Quando os historiadores do futuro se debruçarem sobre a internet, certamente vão estranhar a presença de Montana, nos Estados Unidos, como palco de um ponto crucial nesse tema. Afinal, o estado é pouquíssimo tecnológico, um dos mais rurais e um dos menos habitados dos EUA, com cerca de 1 milhão de habitantes e mais gado do que gente. Mas é em Montana que está sendo travada uma batalha que pode determinar a liberdade da internet.
Contextualizando: Montana é o primeiro estado norte-americano a banir totalmente o aplicativo TikTok, da desenvolvedora chinesa ByteDance. Acusa a plataforma de coletar informações dos usuários sem consentimento e compartilhá-las com o governo chinês. A decisão foi parar na Justiça, que ainda analisa o caso.
Essa não é a primeira ação ocidental contra o TikTok. Reino Unido, Austrália, Canadá e Nova Zelândia já proibiram o uso do aplicativo em dispositivos de funcionários governamentais. Mas é a primeira em que o aplicativo é banido totalmente para o usuário comum. Embora as preocupações em relação à segurança nacional sejam compreensíveis, ainda não existem evidências sólidas contra o TikTok. A rede social é alvo de mais um caso de imposição de limites no universo digital.
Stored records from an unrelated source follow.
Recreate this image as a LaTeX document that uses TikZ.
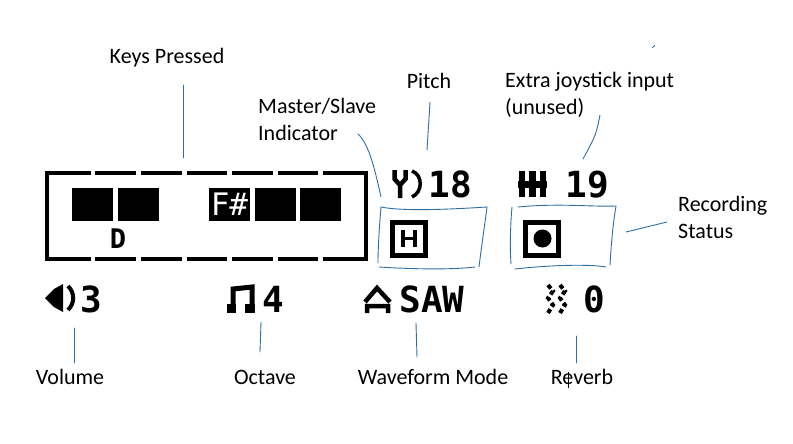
\documentclass[tikz,border=0pt]{standalone}
\usepackage{fontspec}
\setmainfont{Carlito}
\newfontfamily\lcd{DejaVu Sans Mono Bold}
\newfontfamily\lcdthin{DejaVu Sans Mono}
\definecolor{ink}{HTML}{2E6FA3}
\tikzset{
  lab/.style={font=\fontsize{22}{27}\selectfont,text=black,inner sep=0pt,align=left},
  ink/.style={draw=ink,line width=0.9pt,line cap=round,line join=round},
  lcdbar/.style={fill=black,draw=none},
  lcdtxt/.style={font=\lcd\fontsize{36}{36}\selectfont,inner sep=0pt,text=black},
}
\begin{document}
\begin{tikzpicture}[x=1pt,y=-1pt]
\useasboundingbox (0,0) rectangle (793,444);
% display frame
\foreach \a/\b in {45/91,95/136,141/182,187/227,232/273,278/318,323/368}{
  \fill[lcdbar] (\a,171) rectangle (\b,175);
  \fill[lcdbar] (\a,257) rectangle (\b,261);
}
\fill[lcdbar] (45,171) rectangle (49,261);
\fill[lcdbar] (364,171) rectangle (368,261);
% keys
\foreach \a in {72,118,255,300}{\fill[lcdbar] (\a,188) rectangle ++(41,33);}
\fill[lcdbar] (209,188) rectangle (250,221);
\node[inner sep=0pt,text=white,font=\lcdthin\fontsize{31}{31}\selectfont] (sharp) at (229.5,204.5) {F\#};
\node[inner sep=0pt,font=\lcd\fontsize{27}{27}\selectfont] (keyd) at (118,239) {D};
% labels
\node[lab] (keys) at (167,58) {Keys Pressed};
\node[lab,anchor=west] (master) at (258,119.5) {Master/Slave\\Indicator};
\node[lab] (pitch) at (429,81) {Pitch};
\node[lab,anchor=west] (extra) at (505,94.5) {Extra joystick input\\(unused)};
\node[lab,anchor=west] (rec) at (678,217.5) {Recording\\Status};
\node[lab] (vol) at (70,377) {Volume};
\node[lab] (oct) at (265,377) {Octave};
\node[lab] (wave) at (433,377) {Waveform Mode};
\node[lab] (rev) at (582,377) {Reverb};
% lcd values
\node[lcdtxt] (vpitch) at (450,184.5) {18};
\node[lcdtxt] (vjoy) at (587,184.5) {19};
\node[lcdtxt] (vvol) at (91,299) {3};
\node[lcdtxt] (voct) at (273,299) {4};
\node[lcdtxt] (vwave) at (432,299) {SAW};
\node[lcdtxt] (vrev) at (594,299) {0};
% master icon
\draw[line width=5pt] (392.5,222.5) rectangle (425.5,255.5);
\draw[line width=3.5pt] (403,230) -- (403,247) (415,230) -- (415,247) (403,238.5) -- (415,238.5);
% rec icon
\draw[line width=5pt] (525.5,222.5) rectangle (558.5,255.5);
\fill (542.5,238.5) circle (9);
% pitch icon
\draw[line width=4.5pt] (394.5,170) -- (394.5,179) -- (400,185) -- (405.5,179) -- (405.5,170) (400,184) -- (400,198);
\draw[line width=3.5pt] (412,171) .. controls (423,175) and (423,192) .. (412,197);
% joystick icon
\draw[line width=6.5pt] (522,171) -- (522,197) (532.5,171) -- (532.5,197) (543,171) -- (543,197);
\draw[line width=7pt] (518,184) -- (547,184);
% volume icon
\fill (45,298) -- (54,289) -- (63,284) -- (63,312) -- (54,307) -- cycle;
\draw[line width=4pt] (68,286) .. controls (75,293) and (75,303) .. (68,310);
% octave icon
\draw[line width=5pt] (233,310) -- (233,289) -- (252,287) -- (252,310);
\fill (227,304) rectangle (236,313);
\fill (245,304) rectangle (255,313);
% waveform icon
\draw[line width=4.5pt] (365,302) -- (377,288) -- (390,302) (367,313) -- (367,306) -- (388,306) -- (388,313);
% reverb icon
\foreach \x in {548,560}{\draw[line width=4pt,dash pattern=on 4.5pt off 3pt] (\x,285) -- (\x+5,291) -- (\x,298) -- (\x+5,305) -- (\x,313);}
% ink boxes
\draw[ink] (381,207) .. controls (400,211) and (440,210) .. (487,207);
\draw[ink] (487,207) .. controls (484,230) and (481,250) .. (479,267);
\draw[ink] (379,267) .. controls (410,269) and (450,270) .. (475,267);
\draw[ink] (381,207) .. controls (379,230) and (378,250) .. (378,263);
\draw[ink] (518,207) .. controls (560,203) and (590,207) .. (616,206);
\draw[ink] (616,206) .. controls (612,230) and (611,250) .. (610,265);
\draw[ink] (515,269) .. controls (550,265) and (590,264) .. (606,267);
\draw[ink] (512,207) .. controls (510,230) and (510,250) .. (511,264);
% connectors
\coordinate (c1) at (183,158);
\draw[ink] (183,85) -- (c1);
\coordinate (c2a) at (358,134); \coordinate (c2b) at (381,197);
\draw[ink] (c2a) .. controls (370,145) and (376,175) .. (c2b);
\coordinate (c3a) at (430,102); \coordinate (c3b) at (427,150);
\draw[ink] (c3a) -- (c3b);
\coordinate (c4a) at (600,115); \coordinate (c4b) at (583,159);
\draw[ink] (c4a) .. controls (596,135) .. (c4b);
\coordinate (c5a) at (667,222); \coordinate (c5b) at (626,232);
\draw[ink] (c5a) -- (c5b);
\coordinate (c6a) at (74,328); \coordinate (c6b) at (74,363);
\draw[ink] (c6a) -- (c6b);
\coordinate (c7a) at (261,322); \coordinate (c7b) at (260,352);
\draw[ink] (c7a) -- (c7b);
\coordinate (c8a) at (416,323); \coordinate (c8b) at (417,357);
\draw[ink] (c8a) -- (c8b);
\coordinate (c9a) at (576,336); \coordinate (c9b) at (576,363);
\draw[ink] (c9a) -- (c9b);
\coordinate (c10a) at (654.5,45.5); \coordinate (c10b) at (652.5,47.5);
\draw[ink] (c10a) -- (c10b);
% text cursor over Reverb
\draw[line width=0.5pt] (568.5,372) -- (568.5,388);
\end{tikzpicture}
\end{document}
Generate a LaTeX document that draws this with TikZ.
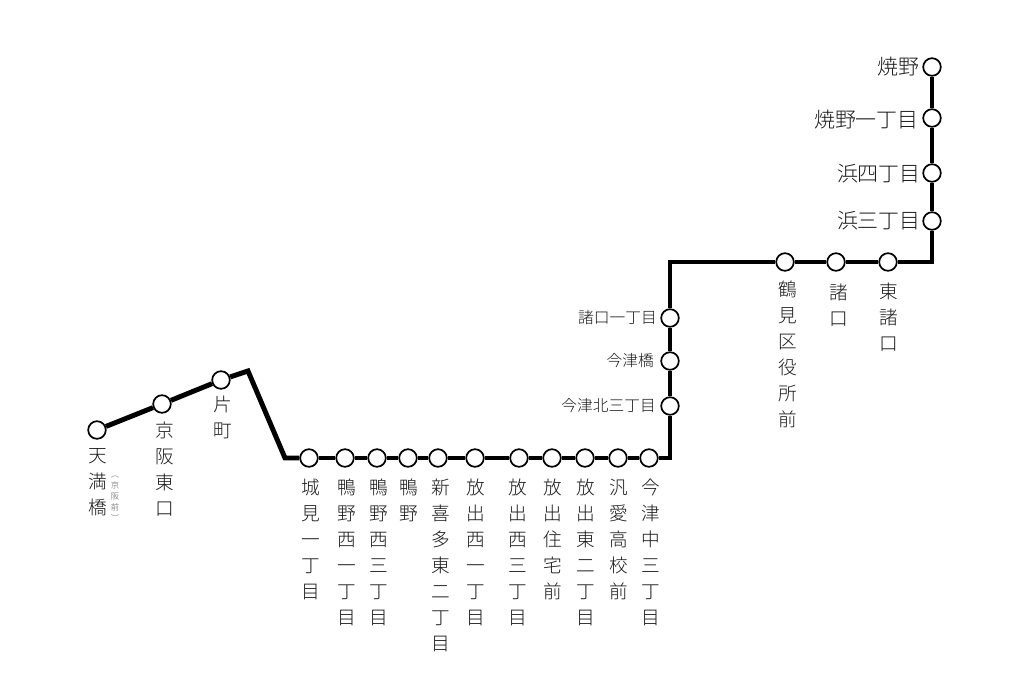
\documentclass[tikz,border=0pt]{standalone}
\usepackage{fontspec}
\setmainfont{Noto Sans CJK JP}[Scale=1]
\newfontfamily\jplight{Noto Sans CJK JP Light}
\tikzset{
  trunk/.style={line width=3.7pt,black,line join=miter,line cap=butt},
  stn/.style={circle,draw=black,fill=white,line width=1.3pt,minimum size=13.2pt,inner sep=0pt},
  vlab/.style={anchor=north,inner sep=0pt,align=center,yshift=8.85pt,xshift=0.6pt,text=black!90,font=\jplight\fontsize{14}{19.5}\selectfont},
  hbig/.style={anchor=east,inner sep=0pt,text=black!90,font=\jplight\fontsize{15.7}{18}\selectfont},
  hsmall/.style={anchor=east,inner sep=0pt,text=black!90,font=\jplight\fontsize{11.8}{14}\selectfont},
  tiny/.style={anchor=north,inner sep=0pt,align=center,text=black!65,font=\jplight\fontsize{6.3}{8.3}\selectfont},
}
\begin{document}
\begin{tikzpicture}[x=0.75pt,y=-0.75pt]
\useasboundingbox (0,0) rectangle (1024,683);
% corners
\coordinate (c1) at (248,371);
\coordinate (c2) at (285,458);
\coordinate (c3) at (670,458);
\coordinate (c4) at (670,262);
\coordinate (c5) at (932,262);
% stations
\foreach \n/\x/\y in {a1/97/430,a2/162/404,a3/221/380,
  b1/309/458,b2/345/458,b3/377/458,b4/408/458,b5/438/458,b6/475/458,b7/519/458,b8/552/458,b9/585/458,b10/618/458,b11/649/458,
  d1/670/406,d2/670/361,d3/670/318,
  e1/785/262,e2/836/262,e3/888/262,
  f1/932/221,f2/932/173,f3/932/118,f4/932/67}
  {\node[stn] (\n) at (\x,\y) {};}
% line
\draw[trunk] (a1) -- (a2);
\draw[trunk] (a2) -- (a3);
\draw[trunk] (a3) -- (c1) -- (c2) -- (b1);
\foreach \p/\q in {b1/b2,b2/b3,b3/b4,b4/b5,b5/b6,b6/b7,b7/b8,b8/b9,b9/b10,b10/b11,d1/d2,d2/d3,e1/e2,e2/e3,f1/f2,f2/f3,f3/f4}
  {\draw[trunk] (\p) -- (\q);}
\draw[trunk] (b11) -- (c3) -- (d1);
\draw[trunk] (d3) -- (c4) -- (e1);
\draw[trunk] (e3) -- (c5) -- (f1);
% vertical labels
\node[vlab] (t1) at (97,456) {\strut 天\\満\\橋};
\node[tiny] (t1b) at (115,476) {︵\\京\\阪\\前\\︶};
\node[vlab] (t2) at (164,431) {\strut 京\\阪\\東\\口};
\node[vlab] (t3) at (222,405) {\strut 片\\町};
\node[vlab] (l1) at (310,488) {\strut 城\\見\\一\\丁\\目};
\node[vlab] (l2) at (346,488) {\strut 鴨\\野\\西\\一\\丁\\目};
\node[vlab] (l3) at (378,488) {\strut 鴨\\野\\西\\三\\丁\\目};
\node[vlab] (l4) at (408,488) {\strut 鴨\\野};
\node[vlab] (l5) at (440,488) {\strut 新\\喜\\多\\東\\二\\丁\\目};
\node[vlab] (l6) at (475,488) {\strut 放\\出\\西\\一\\丁\\目};
\node[vlab] (l7) at (517,488) {\strut 放\\出\\西\\三\\丁\\目};
\node[vlab] (l8) at (552,488) {\strut 放\\出\\住\\宅\\前};
\node[vlab] (l9) at (585,488) {\strut 放\\出\\東\\二\\丁\\目};
\node[vlab] (l10) at (618,488) {\strut 汎\\愛\\高\\校\\前};
\node[vlab] (l11) at (650,488) {\strut 今\\津\\中\\三\\丁\\目};
\node[vlab] (r1) at (787,290) {\strut 鶴\\見\\区\\役\\所\\前};
\node[vlab] (r2) at (838,293) {\strut 諸\\口};
\node[vlab] (r3) at (888,292) {\strut 東\\諸\\口};
% horizontal labels
\node[hsmall] (s1) at (657,318) {諸口一丁目};
\node[hsmall] (s2) at (654,361) {今津橋};
\node[hsmall] (s3) at (656,406) {今津北三丁目};
\node[hbig] (u1) at (920,67) {焼野};
\node[hbig] (u2) at (919,120) {焼野一丁目};
\node[hbig] (u3) at (921,174) {浜四丁目};
\node[hbig] (u4) at (921,221) {浜三丁目};
\end{tikzpicture}
\end{document}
Na China, terra natal do TikTok, o controle já existe há muito tempo. Desde o fim dos anos 1990, a Grande Firewall — referência à Grande Muralha — impede o acesso de boa parte dos sites e serviços ocidentais, como Google, Facebook, Twitter e Wikipédia, além de veículos da imprensa. Outros países com governos autoritários como Turquia, Síria, Irã, Paquistão e Índia também costumam restringir o acesso de seus cidadãos à internet em momentos de instabilidade. Não era o caso dos países ocidentais, que se orgulhavam de manter a internet livre e praticamente sem regulamentação. Agora, esse momento passou.
Há razões, entretanto, para justificar um maior controle em regimes democráticos. O uso indiscriminado dos dados de usuários, a pandemia de fake news e a disseminação do discurso do ódio são alguns problemas que ganharam relevo no atual contexto das redes sociais. O Brasil e os Estados Unidos, para citar apenas esses dois países, enfrentaram tragédias como o negacionismo da covid-19, movimentos golpistas e atentados em escolas em razão da ausência de qualquer controle mais rígido sobre as atividades das big techs.
Não à toa, o Congresso Nacional e o Supremo Tribunal Federal têm se dedicado a estabelecer um ordenamento que previna o mundo digital de se tornar uma terra sem lei — e nem sempre contam com a colaboração das gigantes da tecnologia nesse sentido. As reflexões presentes nessas iniciativas partem de um princípio jurídico consagrado: a liberdade de expressão não é um direito absoluto. Há responsabilidade naquilo que se afirma ou se divulga. É nesse contexto que aumenta a mobilização para enquadrar as redes sociais.
Qualquer que seja a decisão da Justiça norte-americana, pode-se inferir que o ideal da internet livre, sem qualquer controle, está sob escrutínio. O que vai emergir disso ainda é uma incógnita. Espera-se que a rede mundial se mantenha como um avanço tecnológico. E que seja mais segura e menos nociva à sociedade, sem perder a característica democrática.